風のマドリガル | TEA for TWO

TEA for TWO

本と音楽と郵便切手、tea-time が好きな のんびりB 型
46~47才で保育士試験を受験、令和3年前期 合格

こんばんは。ここん家のパキラ・ぱきです。

こんどの月曜日で、10才になります☆



わたしがここん家へ来た誕生日

当時ジュンコは30才
ぱきと出会ったときのお話を書いてみますね。

よろしければ、読んでみてください芽




ぱき切手




残業を終えたジュンコは、ぱきを抱えて会社を出ました。

「駐車場、私のクルマこっちよ」

気が付けば、ジュンコは涙を拭っていて

ぱきはビックリして、訊いてみました。



半月ほど前に、ジュンコと同じ課で

前日まで一緒に仕事をしていた仲間が急に亡くなったこと。

その後は、会社で何をしていても涙があふれてきて

必死にこらえているのだと言う。

そんな現状もあって、ジュンコのいる課は大変な忙しさの中

来週、今いる職場から離れた棟へ引っ越すと決まった。


こりゃ、とんでもない非常事態のひとのところへ

来ちゃったな。
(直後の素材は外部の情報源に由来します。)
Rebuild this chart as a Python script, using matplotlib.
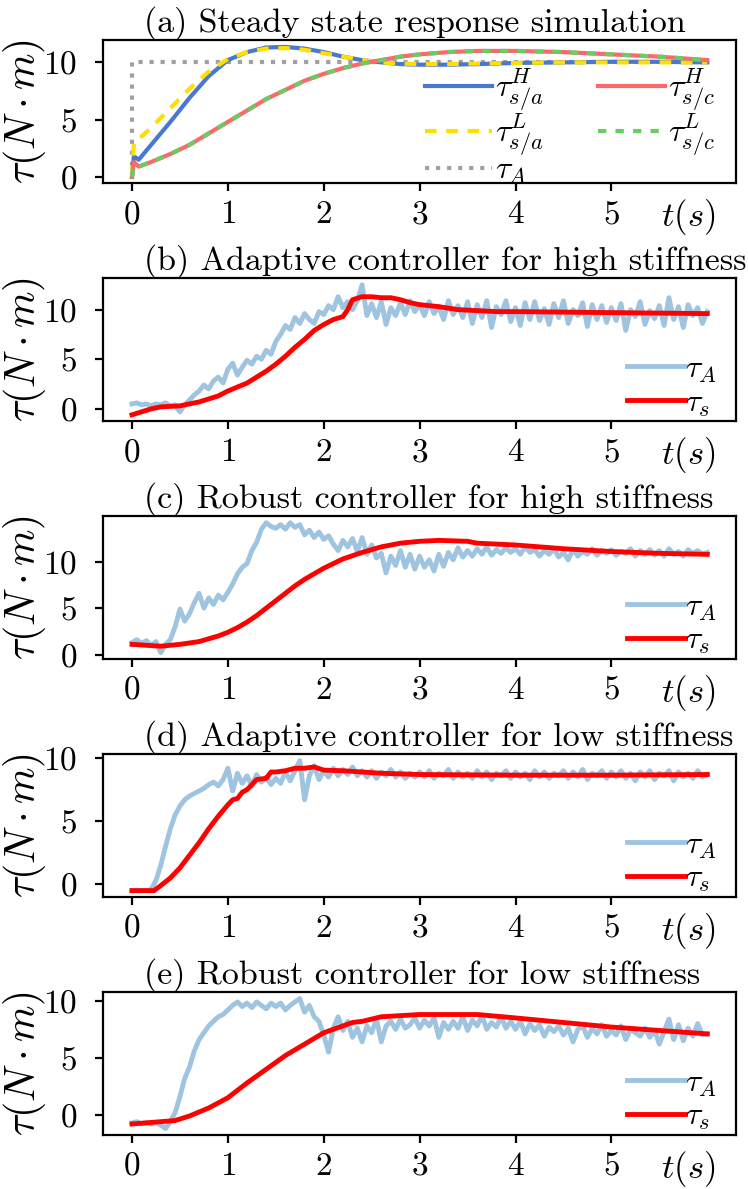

ぱきは困りました。

でも、せっかく、さっきのおにいさんが

あのお店から、連れ出してくれたんだし。




「わたしはパキラといいます」

「パキラ? はじめて聞いたわ」

「そう、観葉植物のパキラです。…あの、わたしは、生きてます」


ジュンコは、ぱきの緑色の葉っぱをじっと見つめて

「そうね、あなたは生きてるんだもんね」


ぱきのあたまに結んでいたリボンを

そっと手にとって、ジュンコは言いました。

「3月か。世の中は、もうすぐホワイトデーだったんだなぁ」





10年前の冬、涙の日々、突然やってきたパキラがおしえてくれた。

時間は、動いてる。いつまでも悲しみに挫けたままではだめだ、強くなれ、と。

私は、生きなくちゃいけないんだと。